А один мой земляк, с которым мы вместе призывались, умудрился загреметь в местное психоневрологическое отделение. Я уж не знаю, действительно ли у него крыша поехала или он решил закосить таким макаром. Но его участи вообще не позавидуешь. Понаслышке, там такое творится – дрожь пробивает. Впрочем, сейчас много фильмов о том, как из нормальных людей, попавших по каким-либо причинам в подобные заведения, делают натуральных психов. Только здесь не кино, а реальность…
Там же я познакомился с одним пареньком, который жаловался, что в части его сильно бьют и он туда возвращаться не хочет никоим образом. А на следующий день он сказал мне, что достал где-то кристаллики марганцовки и, упаковав их в капсулу, растворяющуюся в желудке, сглотнул ее с прицелом получить себе язву. Я сказал ему, что таким способом он себе не язву получит, а сквозную дыру в кишках. Я действительно сильно запереживал, что человек может вообще умереть. «Беги к врачам! Промывай желудок!» Но, по-моему, он не послушал моего совета. Не знаю, что с ним случилось дальше, но больше я его не видел…

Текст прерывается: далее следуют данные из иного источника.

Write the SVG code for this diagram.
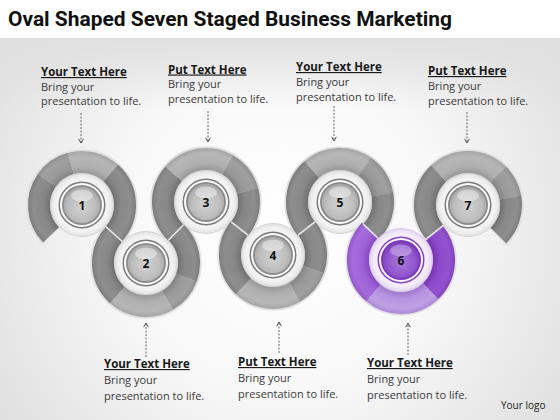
<svg xmlns="http://www.w3.org/2000/svg" xmlns:xlink="http://www.w3.org/1999/xlink" width="560" height="420" viewBox="0 0 560 420">
<style>
.title{font-family:Roboto,"Liberation Sans",sans-serif;font-weight:bold;font-size:21px;fill:#111}
.hd{font-family:"Open Sans","Liberation Sans",sans-serif;font-weight:bold;font-size:11.5px;fill:#1a1a1a;text-decoration:underline}
.bd{font-family:"Open Sans","Liberation Sans",sans-serif;font-size:11px;fill:#3a3a3a}
.num{font-family:"Open Sans","Liberation Sans",sans-serif;font-weight:bold;font-size:12px;fill:#111;text-anchor:middle}
.seg{fill:none;stroke-width:22}
.halo{fill:none;stroke:#e0e0e0;stroke-width:25.5}
.arr{fill:none;stroke:#555;stroke-width:0.9;stroke-dasharray:2 1.5;marker-end:url(#ah)}
.jn{stroke:#e9e9e9;stroke-width:1.6}
.logo{font-family:"Open Sans","Liberation Sans",sans-serif;font-size:10px;fill:#222}
</style>
<defs>
<radialGradient id="bg" cx="280" cy="230" r="360" gradientUnits="userSpaceOnUse">
<stop offset="0" stop-color="#ffffff"/><stop offset="0.45" stop-color="#f8f8f8"/><stop offset="1" stop-color="#dcdcdc"/>
</radialGradient>
<linearGradient id="topband" x1="0" y1="0" x2="0" y2="1">
<stop offset="0" stop-color="#e0e0e0" stop-opacity="1"/><stop offset="1" stop-color="#e0e0e0" stop-opacity="0"/>
</linearGradient>
<radialGradient id="gD" cx="0" cy="0" r="54" gradientUnits="userSpaceOnUse">
<stop offset="0.593" stop-color="#717171"/><stop offset="0.72" stop-color="#878787"/><stop offset="0.9" stop-color="#8e8e8e"/><stop offset="1" stop-color="#7d7d7d"/>
</radialGradient>
<radialGradient id="gM" cx="0" cy="0" r="54" gradientUnits="userSpaceOnUse">
<stop offset="0.593" stop-color="#838383"/><stop offset="0.72" stop-color="#999"/><stop offset="0.9" stop-color="#a0a0a0"/><stop offset="1" stop-color="#8f8f8f"/>
</radialGradient>
<radialGradient id="gL" cx="0" cy="0" r="54" gradientUnits="userSpaceOnUse">
<stop offset="0.593" stop-color="#989898"/><stop offset="0.72" stop-color="#afafaf"/><stop offset="0.9" stop-color="#b6b6b6"/><stop offset="1" stop-color="#a5a5a5"/>
</radialGradient>
<radialGradient id="pD" cx="0" cy="0" r="54" gradientUnits="userSpaceOnUse">
<stop offset="0.593" stop-color="#7633b2"/><stop offset="0.72" stop-color="#8c4aca"/><stop offset="0.9" stop-color="#9353cf"/><stop offset="1" stop-color="#8343bf"/>
</radialGradient>
<radialGradient id="pM" cx="0" cy="0" r="54" gradientUnits="userSpaceOnUse">
<stop offset="0.593" stop-color="#8848c2"/><stop offset="0.72" stop-color="#9e62d7"/><stop offset="0.9" stop-color="#a56cdb"/><stop offset="1" stop-color="#9457cb"/>
</radialGradient>
<radialGradient id="pL" cx="0" cy="0" r="54" gradientUnits="userSpaceOnUse">
<stop offset="0.593" stop-color="#9f78cf"/><stop offset="0.72" stop-color="#b794e0"/><stop offset="0.9" stop-color="#bea0e4"/><stop offset="1" stop-color="#ac87d9"/>
</radialGradient>
<radialGradient id="discW" cx="0.5" cy="0.5" r="0.5">
<stop offset="0" stop-color="#fbfbfb"/><stop offset="0.85" stop-color="#f2f2f2"/><stop offset="1" stop-color="#e2e2e2"/>
</radialGradient>
<radialGradient id="discP" cx="0.5" cy="0.5" r="0.5">
<stop offset="0" stop-color="#fbf8fe"/><stop offset="0.85" stop-color="#f3ecfa"/><stop offset="1" stop-color="#e3d6f2"/>
</radialGradient>
<radialGradient id="coreG" cx="0.5" cy="0.55" r="0.55">
<stop offset="0" stop-color="#d2d2d2"/><stop offset="0.7" stop-color="#bdbdbd"/><stop offset="1" stop-color="#a4a4a4"/>
</radialGradient>
<radialGradient id="coreP" cx="0.5" cy="0.55" r="0.55">
<stop offset="0" stop-color="#a878da"/><stop offset="0.7" stop-color="#9156cf"/><stop offset="1" stop-color="#7b3cba"/>
</radialGradient>
<g id="medG">
<circle r="31.5" fill="url(#discW)" stroke="#cdcdcd" stroke-width="0.8"/>
<circle r="23.5" fill="#7a7a7a"/>
<circle r="22" fill="#fbfbfb"/>
<circle r="20" fill="#8a8a8a"/>
<circle r="18.3" fill="url(#coreG)"/>
<ellipse cx="0" cy="-9.5" rx="11" ry="6" fill="#fff" opacity="0.4"/>
</g>
<g id="medP">
<circle r="31.5" fill="url(#discP)" stroke="#d4c2ea" stroke-width="0.8"/>
<circle r="23.5" fill="#8643c4"/>
<circle r="22" fill="#fbf8fe"/>
<circle r="20" fill="#7a39b7"/>
<circle r="18.3" fill="url(#coreP)"/>
<ellipse cx="0" cy="-9.5" rx="11" ry="6" fill="#fff" opacity="0.3"/>
</g>
<marker id="ah" viewBox="0 0 6 6" refX="5.2" refY="3" markerWidth="6" markerHeight="6" markerUnits="userSpaceOnUse" orient="auto">
<path d="M1,0.6 L5.2,3 L1,5.4" fill="none" stroke="#444" stroke-width="0.9"/>
</marker>
</defs>

<rect x="0" y="0" width="560" height="420" fill="url(#bg)"/>
<rect x="0" y="38" width="560" height="70" fill="url(#topband)"/>
<rect x="0" y="0" width="560" height="38" fill="#ffffff"/>

<text class="title" x="8" y="26" textLength="444" lengthAdjust="spacingAndGlyphs">Oval Shaped Seven Staged Business Marketing</text>

<g id="ring-halos">
<circle class="halo" r="43" transform="translate(82,205) rotate(135.5)" stroke-dasharray="200.5 300"/>
<circle class="halo" r="43" transform="translate(146,263) rotate(-45.47)" stroke-dasharray="200.9 300"/>
<circle class="halo" r="43" transform="translate(206,202) rotate(134.53)" stroke-dasharray="198.1 300"/>
<circle class="halo" r="43" transform="translate(273,255) rotate(-38.34)" stroke-dasharray="192.6 300"/>
<circle class="halo" r="43" transform="translate(340,202) rotate(141.66)" stroke-dasharray="195.1 300"/>
<circle class="halo" r="43" transform="translate(401,260) rotate(-39.38)" stroke-dasharray="197.3 300"/>
<circle class="halo" r="43" transform="translate(468,205) rotate(140.62)" stroke-dasharray="199.5 300"/>
</g>

<g id="node-1" transform="translate(82,205)">
<circle class="seg" r="43" stroke="url(#gD)" transform="rotate(136)" stroke-dasharray="59.29 300"/>
<circle class="seg" r="43" stroke="url(#gM)" transform="rotate(215)" stroke-dasharray="30.02 300"/>
<circle class="seg" r="43" stroke="url(#gL)" transform="rotate(255)" stroke-dasharray="42.78 300"/>
<circle class="seg" r="43" stroke="url(#gD)" transform="rotate(312)" stroke-dasharray="67.68 300"/>
<use xlink:href="#medG"/>
<text class="num" x="0" y="4.5">1</text>
</g>

<g id="node-2" transform="translate(146,263)">
<circle class="seg" r="43" stroke="url(#gD)" transform="rotate(-45.47)" stroke-dasharray="49.13 300"/>
<circle class="seg" r="43" stroke="url(#gM)" transform="rotate(20)" stroke-dasharray="30.02 300"/>
<circle class="seg" r="43" stroke="url(#gL)" transform="rotate(60)" stroke-dasharray="54.04 300"/>
<circle class="seg" r="43" stroke="url(#gD)" transform="rotate(132)" stroke-dasharray="67.68 300"/>
<use xlink:href="#medG"/>
<text class="num" x="0" y="4.5">2</text>
</g>

<g id="node-3" transform="translate(206,202)">
<circle class="seg" r="43" stroke="url(#gD)" transform="rotate(134.53)" stroke-dasharray="64.89 300"/>
<circle class="seg" r="43" stroke="url(#gL)" transform="rotate(221)" stroke-dasharray="59.29 300"/>
<circle class="seg" r="43" stroke="url(#gM)" transform="rotate(300)" stroke-dasharray="33.77 300"/>
<circle class="seg" r="43" stroke="url(#gD)" transform="rotate(345)" stroke-dasharray="40.03 300"/>
<use xlink:href="#medG"/>
<text class="num" x="0" y="4.5">3</text>
</g>

<g id="node-4" transform="translate(273,255)">
<circle class="seg" r="43" stroke="url(#gD)" transform="rotate(-38.34)" stroke-dasharray="43.78 300"/>
<circle class="seg" r="43" stroke="url(#gM)" transform="rotate(20)" stroke-dasharray="30.02 300"/>
<circle class="seg" r="43" stroke="url(#gL)" transform="rotate(60)" stroke-dasharray="55.16 300"/>
<circle class="seg" r="43" stroke="url(#gD)" transform="rotate(133.5)" stroke-dasharray="63.67 300"/>
<use xlink:href="#medG"/>
<text class="num" x="0" y="4.5">4</text>
</g>

<g id="node-5" transform="translate(340,202)">
<circle class="seg" r="43" stroke="url(#gD)" transform="rotate(141.66)" stroke-dasharray="65.55 300"/>
<circle class="seg" r="43" stroke="url(#gL)" transform="rotate(229)" stroke-dasharray="57.04 300"/>
<circle class="seg" r="43" stroke="url(#gM)" transform="rotate(305)" stroke-dasharray="33.77 300"/>
<circle class="seg" r="43" stroke="url(#gD)" transform="rotate(350)" stroke-dasharray="40.20 300"/>
<use xlink:href="#medG"/>
<text class="num" x="0" y="4.5">5</text>
</g>

<g id="node-6" transform="translate(401,260)">
<circle class="seg" r="43" stroke="url(#pD)" transform="rotate(-39.38)" stroke-dasharray="64.45 300"/>
<circle class="seg" r="43" stroke="url(#pL)" transform="rotate(46.5)" stroke-dasharray="62.67 300"/>
<circle class="seg" r="43" stroke="url(#pM)" transform="rotate(130)" stroke-dasharray="70.22 300"/>
<use xlink:href="#medP"/>
<text class="num" x="0" y="4.5">6</text>
</g>

<g id="node-7" transform="translate(468,205)">
<circle class="seg" r="43" stroke="url(#gD)" transform="rotate(140.62)" stroke-dasharray="64.83 300"/>
<circle class="seg" r="43" stroke="url(#gL)" transform="rotate(227)" stroke-dasharray="66.04 300"/>
<circle class="seg" r="43" stroke="url(#gM)" transform="rotate(315)" stroke-dasharray="26.27 300"/>
<circle class="seg" r="43" stroke="url(#gD)" transform="rotate(350)" stroke-dasharray="41.28 300"/>
<use xlink:href="#medG"/>
<text class="num" x="0" y="4.5">7</text>
</g>

<g id="junctions">
<line class="jn" x1="105.7" y1="226.5" x2="122.3" y2="241.5"/>
<line class="jn" x1="168.4" y1="240.2" x2="183.6" y2="224.8"/>
<line class="jn" x1="231.1" y1="221.9" x2="247.9" y2="235.2"/>
<line class="jn" x1="298.1" y1="235.1" x2="314.9" y2="221.9"/>
<line class="jn" x1="363.2" y1="224.1" x2="377.8" y2="238.0"/>
<line class="jn" x1="425.7" y1="239.7" x2="443.3" y2="225.3"/>
</g>

<g id="connectors">
<line class="arr" x1="81" y1="113" x2="81" y2="143"/>
<line class="arr" x1="208" y1="111" x2="208" y2="142"/>
<line class="arr" x1="334" y1="106" x2="334" y2="141"/>
<line class="arr" x1="467" y1="112" x2="467" y2="143"/>
<line class="arr" x1="146" y1="357" x2="146" y2="323"/>
<line class="arr" x1="279" y1="353" x2="279" y2="322"/>
<line class="arr" x1="408" y1="355" x2="408" y2="323"/>
</g>

<g id="label-1">
<text class="hd" x="41" y="76">Your Text Here</text>
<text class="bd" x="41" y="90.5">Bring your</text>
<text class="bd" x="41" y="105">presentation to life.</text>
</g>
<g id="label-3">
<text class="hd" x="168" y="73.5">Put Text Here</text>
<text class="bd" x="168" y="88">Bring your</text>
<text class="bd" x="168" y="102.5">presentation to life.</text>
</g>
<g id="label-5">
<text class="hd" x="296" y="71">Your Text Here</text>
<text class="bd" x="296" y="86">Bring your</text>
<text class="bd" x="296" y="100.5">presentation to life.</text>
</g>
<g id="label-7">
<text class="hd" x="428" y="75">Put Text Here</text>
<text class="bd" x="428" y="90">Bring your</text>
<text class="bd" x="428" y="104.5">presentation to life.</text>
</g>
<g id="label-2">
<text class="hd" x="104" y="368">Your Text Here</text>
<text class="bd" x="104" y="384">Bring your</text>
<text class="bd" x="104" y="399.5">presentation to life.</text>
</g>
<g id="label-4">
<text class="hd" x="238" y="366">Put Text Here</text>
<text class="bd" x="238" y="382">Bring your</text>
<text class="bd" x="238" y="397.5">presentation to life.</text>
</g>
<g id="label-6">
<text class="hd" x="367" y="367">Your Text Here</text>
<text class="bd" x="367" y="383">Bring your</text>
<text class="bd" x="367" y="398.5">presentation to life.</text>
</g>

<text class="logo" x="501" y="409">Your logo</text>
</svg>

Я пробыл в госпитале в общей сложности около трех недель. И когда состояние мое более или менее стабилизировалось и анализы, к которым я имел доступ, пришли в норму, я стал потихоньку настраиваться на выписку…

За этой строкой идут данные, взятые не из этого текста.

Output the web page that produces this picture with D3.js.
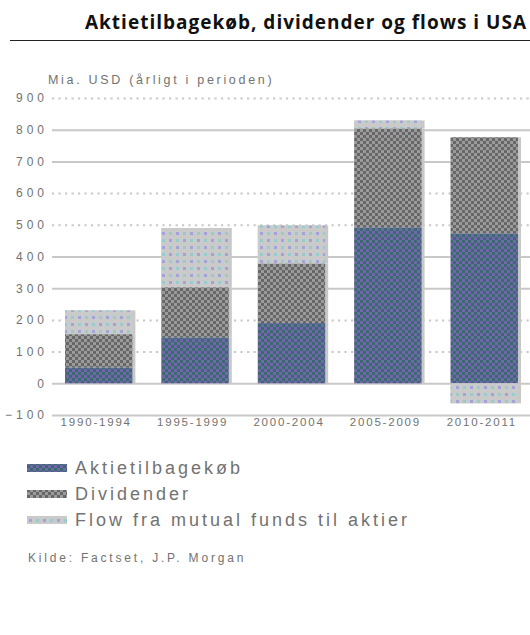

И вот в один прекрасный день, прогуливаясь по местному скверику после обеда, неожиданно я увидел маму. Сказать, что я удивился, – это ничего не сказать. Уж не помню, писал я в письмах о том, что заболел, или она сама своим материнским сердцем почувствовала, что мне плохо, а может, просто захотела меня увидеть – не знаю. Но она приехала. Мы обнялись, и после недолгих расспросов о моем состоянии она побежала в «Спутник» договариваться с Ираклиичем о моей выписке и возможности несколько дней пожить в местной гостинице. На удивление все вопросы решились положительно! Причем довольно быстро! И уже к вечеру того дня мы в компании с братьями Щербаковыми, Сашкой Купниковым и нашими матерями сидели в одном из номеров местной единственной, но довольно солидной гостиницы «Россия». Мы пили водку и закусывали такими яствами, от которых уже успели отвыкнуть… Хотя ничего сверхординарного в понятии обычного человека. Ну подумаешь, колбаса, ну жареная курица, ну соленые огурчики. Так, ничего особенного. Нам же все это казалось пищей богов. Мы быстро захмелели, и даже моя в принципе не пьющая мама выпила с нами полрюмки водки… После недолгого застолья мы разошлись по своим номерам. Матери устали с дороги, а мы уже отвыкли от спиртного, и лично я просто валился с ног. В гостинице мы жили три дня – это был просто отдых души какой-то. Мы вставали не раньше девяти-десяти. Завтракали, обычно завтрак состоял из бутербродов и чая, заваренного в банке. Затем мы шли гулять по городку. Либо на Балхаш, от гостиницы до озера, оказалось, 7 минут ходьбы. Я расспрашивал о том, как дела дома. А мама расспрашивала меня о моей службе. Обедали мы в столовой гостиницы. А ужин вновь состоял из холодных закусок. Три дня пролетели как один. И к вечеру последнего из них я проводил маму на местную автобусную остановку, и после недолгих проводов она помахала мне рукой из окошка уезжающего автобуса. А я отправился к себе в «Спутник».